De la même façon, la deuxième partie se propose de rappeler le cadre conceptuel dans lequel s’inscrivent et se complètent les questions de coordination et d’intégration des politiques environnementales (Karl Hogl et Ralf Nordbeck), pour ensuite expliquer, grâce à l’exemple des parcs nationaux grecs, le rôle d’une gestion décentralisée comme facteur d’amélioration de la coordination et collaboration intersectorielle (Kostas Papageorgiou et al.).

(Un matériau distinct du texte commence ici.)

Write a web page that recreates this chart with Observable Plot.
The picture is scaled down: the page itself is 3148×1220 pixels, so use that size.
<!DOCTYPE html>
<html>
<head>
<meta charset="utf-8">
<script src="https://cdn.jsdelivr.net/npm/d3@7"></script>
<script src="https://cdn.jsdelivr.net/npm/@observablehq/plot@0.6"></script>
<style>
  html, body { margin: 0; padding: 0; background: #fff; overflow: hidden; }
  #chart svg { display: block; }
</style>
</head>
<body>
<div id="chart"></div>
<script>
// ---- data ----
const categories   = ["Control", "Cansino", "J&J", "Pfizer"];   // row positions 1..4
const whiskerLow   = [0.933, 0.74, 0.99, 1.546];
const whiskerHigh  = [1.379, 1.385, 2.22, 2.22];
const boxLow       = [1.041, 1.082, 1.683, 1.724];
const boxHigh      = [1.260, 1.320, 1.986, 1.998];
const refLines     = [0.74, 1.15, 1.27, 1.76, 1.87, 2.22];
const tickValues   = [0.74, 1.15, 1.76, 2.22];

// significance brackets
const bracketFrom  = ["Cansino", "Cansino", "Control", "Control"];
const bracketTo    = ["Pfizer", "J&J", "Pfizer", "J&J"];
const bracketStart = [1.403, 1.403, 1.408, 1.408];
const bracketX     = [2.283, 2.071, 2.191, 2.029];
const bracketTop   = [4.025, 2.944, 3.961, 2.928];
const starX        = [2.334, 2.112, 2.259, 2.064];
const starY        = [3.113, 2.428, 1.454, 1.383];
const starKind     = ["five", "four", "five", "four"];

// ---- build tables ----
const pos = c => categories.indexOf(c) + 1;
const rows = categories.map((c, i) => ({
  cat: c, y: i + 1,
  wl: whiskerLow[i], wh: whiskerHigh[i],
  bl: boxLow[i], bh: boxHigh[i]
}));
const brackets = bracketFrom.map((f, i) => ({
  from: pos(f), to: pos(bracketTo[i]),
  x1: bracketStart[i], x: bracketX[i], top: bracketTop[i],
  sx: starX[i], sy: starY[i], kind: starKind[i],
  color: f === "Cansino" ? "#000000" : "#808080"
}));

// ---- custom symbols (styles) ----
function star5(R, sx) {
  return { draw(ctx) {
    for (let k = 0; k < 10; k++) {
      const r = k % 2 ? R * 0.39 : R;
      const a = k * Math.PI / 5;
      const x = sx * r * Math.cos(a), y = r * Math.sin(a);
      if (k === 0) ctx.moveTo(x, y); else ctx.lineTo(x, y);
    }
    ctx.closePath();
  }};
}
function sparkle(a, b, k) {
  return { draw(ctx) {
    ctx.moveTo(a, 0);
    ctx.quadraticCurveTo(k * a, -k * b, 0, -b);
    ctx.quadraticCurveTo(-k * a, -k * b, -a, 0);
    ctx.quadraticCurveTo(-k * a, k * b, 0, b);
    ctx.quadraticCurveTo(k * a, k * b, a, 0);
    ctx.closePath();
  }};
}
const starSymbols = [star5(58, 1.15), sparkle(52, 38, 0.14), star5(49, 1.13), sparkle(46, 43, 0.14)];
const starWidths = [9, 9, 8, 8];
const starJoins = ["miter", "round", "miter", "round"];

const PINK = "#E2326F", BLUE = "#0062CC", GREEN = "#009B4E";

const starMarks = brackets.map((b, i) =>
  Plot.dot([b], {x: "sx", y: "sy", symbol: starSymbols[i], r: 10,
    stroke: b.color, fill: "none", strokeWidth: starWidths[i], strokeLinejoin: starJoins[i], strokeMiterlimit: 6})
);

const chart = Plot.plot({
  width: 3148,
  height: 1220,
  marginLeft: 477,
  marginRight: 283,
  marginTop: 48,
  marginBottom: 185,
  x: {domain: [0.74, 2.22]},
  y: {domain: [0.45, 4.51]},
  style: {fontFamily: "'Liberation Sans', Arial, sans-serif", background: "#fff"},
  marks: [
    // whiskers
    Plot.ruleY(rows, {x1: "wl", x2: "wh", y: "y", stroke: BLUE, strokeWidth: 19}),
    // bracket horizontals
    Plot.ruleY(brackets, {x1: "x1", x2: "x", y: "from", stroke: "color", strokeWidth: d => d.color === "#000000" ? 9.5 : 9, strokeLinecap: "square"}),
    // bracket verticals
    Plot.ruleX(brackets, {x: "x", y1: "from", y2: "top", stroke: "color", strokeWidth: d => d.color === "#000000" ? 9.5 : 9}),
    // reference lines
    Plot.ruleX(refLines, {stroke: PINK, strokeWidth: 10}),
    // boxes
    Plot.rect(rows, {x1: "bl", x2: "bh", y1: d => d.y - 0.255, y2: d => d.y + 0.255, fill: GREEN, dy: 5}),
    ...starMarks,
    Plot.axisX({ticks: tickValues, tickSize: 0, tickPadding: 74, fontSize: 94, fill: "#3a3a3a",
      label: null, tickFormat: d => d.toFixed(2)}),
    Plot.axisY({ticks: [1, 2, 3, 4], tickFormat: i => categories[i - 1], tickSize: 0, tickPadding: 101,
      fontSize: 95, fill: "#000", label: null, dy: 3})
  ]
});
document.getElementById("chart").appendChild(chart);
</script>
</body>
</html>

On y indique ensuite quels sont les facteurs commandant la réussite de l’intégration de politiques intersectorielles dans les programmes de développement rural en Allemagne (Lukas Giessen), puis on explique les enjeux et les limites de la soft law comme moyen de coordination des politiques dans le contexte de la gestion forestière à l’échelle de l’Union européenne (Sabine Weiland).

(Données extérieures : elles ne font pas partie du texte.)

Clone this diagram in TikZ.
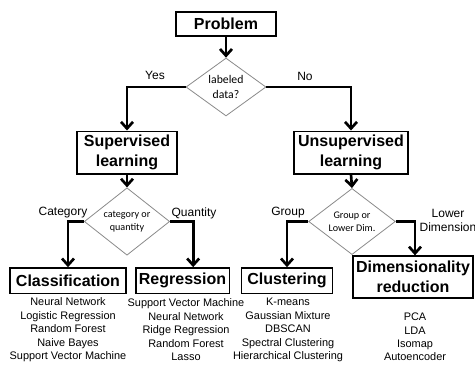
\documentclass[tikz,border=0pt]{standalone}
\usepackage{fontspec}
\setmainfont{Liberation Sans}
\newfontfamily\qfont{Carlito}
\usepackage{tikz}
\usetikzlibrary{shapes,arrows,arrows.meta,positioning,calc}
\definecolor{qgray}{HTML}{8A8A8A}

\tikzset{
    title/.style={draw=black, line width=1pt, font=\fontsize{12}{15}\selectfont\bfseries,
        align=center, inner sep=0pt},
    question/.style={diamond, draw=qgray, line width=0.6pt, inner sep=0pt, align=center,
        font=\qfont\fontsize{7.6}{9.5}\selectfont},
    branch/.style={font=\fontsize{9}{10.5}\selectfont, align=center},
    methods/.style={font=\fontsize{8.2}{10.1}\selectfont, align=center},
    flow/.style={line width=2pt, -{Straight Barb[length=5pt,width=9pt,line width=2pt]}}
}

\begin{document}
\begin{tikzpicture}[x=0.75pt, y=-0.75pt]
        \useasboundingbox (0,0) rectangle (475,365);

        % Problem and first question
        \node[title, minimum width=75pt, minimum height=18pt] (prob) at (226,24) {Problem};
        \node[question, minimum width=60pt, minimum height=38pt,
            font=\qfont\fontsize{8.8}{11}\selectfont] (lab) at (226,87) {labeled\\data?};
        \draw[flow] (prob.south) -- (lab.north);

        % Learning types
        \node[title, minimum width=75pt, minimum height=32pt] (sup) at (127,152.5) {Supervised\\learning};
        \node[title, minimum width=85.5pt, minimum height=32pt] (uns) at (351,152.5) {Unsupervised\\learning};
        \draw[flow] (lab.west) -| (sup.north);
        \draw[flow] (lab.east) -| (uns.north);
        \node[branch] (yes) at (155,75) {Yes};
        \node[branch] (no) at (305,76) {No};

        % Second level questions
        \node[question, minimum width=64pt, minimum height=40pt] (catq) at (127,221.5) {category or\\quantity};
        \node[question, minimum width=65pt, minimum height=40pt] (grpq) at (352,221.5) {Group or\\Lower Dim.};
        \draw[flow] (sup.south) -- (catq.north);
        \draw[flow] (uns.south) -- (grpq.north);

        % Tasks
        \node[title, minimum width=87pt, minimum height=19pt] (cls) at (68,280.5) {Classification};
        \node[title, minimum width=70pt, minimum height=19pt] (reg) at (182.5,280.5) {Regression};
        \node[title, minimum width=68pt, minimum height=19pt] (clu) at (287,280.5) {Clustering};
        \node[title, minimum width=90pt, minimum height=31.5pt] (dim) at (413,277) {Dimensionality\\reduction};
        \draw[flow] (catq.west) -| (cls.north);
        \draw[flow] (catq.east) -| ([xshift=8pt]reg.north);
        \draw[flow] (grpq.west) -| (clu.north);
        \draw[flow] (grpq.east) -| ([xshift=1.5pt]dim.north);
        \node[branch] (cat) at (63,213) {Category};
        \node[branch] (qty) at (194,213) {Quantity};
        \node[branch] (grp) at (288,213) {Group};
        \node[branch] (low) at (448,220) {Lower\\Dimension};

        % Methods
        \node[methods] (clsm) at (68,330) {Neural Network\\Logistic Regression\\Random Forest\\Naive Bayes\\Support Vector Machine};
        \node[methods] (regm) at (186,330) {Support Vector Machine\\Neural Network\\Ridge Regression\\Random Forest\\Lasso};
        \node[methods] (clum) at (288,330) {K-means\\Gaussian Mixture\\DBSCAN\\Spectral Clustering\\Hierarchical Clustering};
        \node[methods] (dimm) at (415,337) {PCA\\LDA\\Isomap\\Autoencoder};
    \end{tikzpicture}
\end{document}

La troisième partie clôture le triumvirat de la gouvernance de l’environnement selon Hogl et al. en s’intéressant à un élément caractéristique de celle-ci : l’intégration de l’expertise scientifique à la prise de décision en matière environnementale. Après avoir donné l’état théorique et conceptuel des grandes questions liées à la relation entre science et politique, telles que la communication entre ces deux champs, la validité, la crédibilité et l’effectivité du discours scientifique ainsi que les attentes de celui-ci pour la gouvernance de l’environnement et les modèles d’intégration science-politique proposés par la littérature (Michael Pregernig et Michael Böcher), on suggère au lecteur de déconstruire le modèle du Groupe intergouvernemental d’experts sur le climat pour réfléchir sur les raisons qui ont fait de cet organe d’experts onusien une « ressource politique » plutôt qu’un organe d’experts apolitique (Silke Beck). Alors qu’il a été démontré dans la première partie que la gouvernance environnementale devrait tendre à être plus participative, l’avant-dernier chapitre de l’ouvrage montre en quoi l’intégration de la science et de l’expertise aux processus de prises de décision peut avoir des conséquences adverses (Dorthe H. Lund). Finalement, ce qu’il faut entendre par « fiabilité » (notre traduction d’« accountability ») du discours scientifique en fonction des acteurs (scientifiques, publics ou politiques) qu’elle implique et les enjeux de son institutionnalisation font l’objet d’une rigoureuse analyse mise en contexte dans le cadre d’un projet de recherche allemand sur l’adaptation de la gestion forestière au regard des changements climatiques (Sabine Storch et al.).

Destiné au lecteur à qui le fonctionnement des processus de gouvernance et leur réception en sciences politiques sont familiers, cet ouvrage collectif met le doigt sur certaines des faiblesses qui ont marqué les mécanismes de gouvernance classiques appliqués à l’environnement et qui sont sans doute à l’origine de notre difficulté à enrayer certains de ses « problèmes persistants ». Il met cependant la lumière, par la même occasion, sur les moyens de dépasser ces problèmes par l’entremise des nmg. En faisant un retour en profondeur sur la littérature essentielle à la compréhension des enjeux d’effectivité et de légitimité de la gouvernance de l’environnement et en croisant celle-ci avec des analyses critiques et empiriques rigoureuses portant sur des enjeux spécifiques de cette gouvernance, l’ouvrage de Hogl et al. participe sans nul doute et de façon fort convaincante aux efforts de réflexion qui sont nécessaires à l’évolution des modes de gouvernance dans le contexte de nos sociétés contemporaines.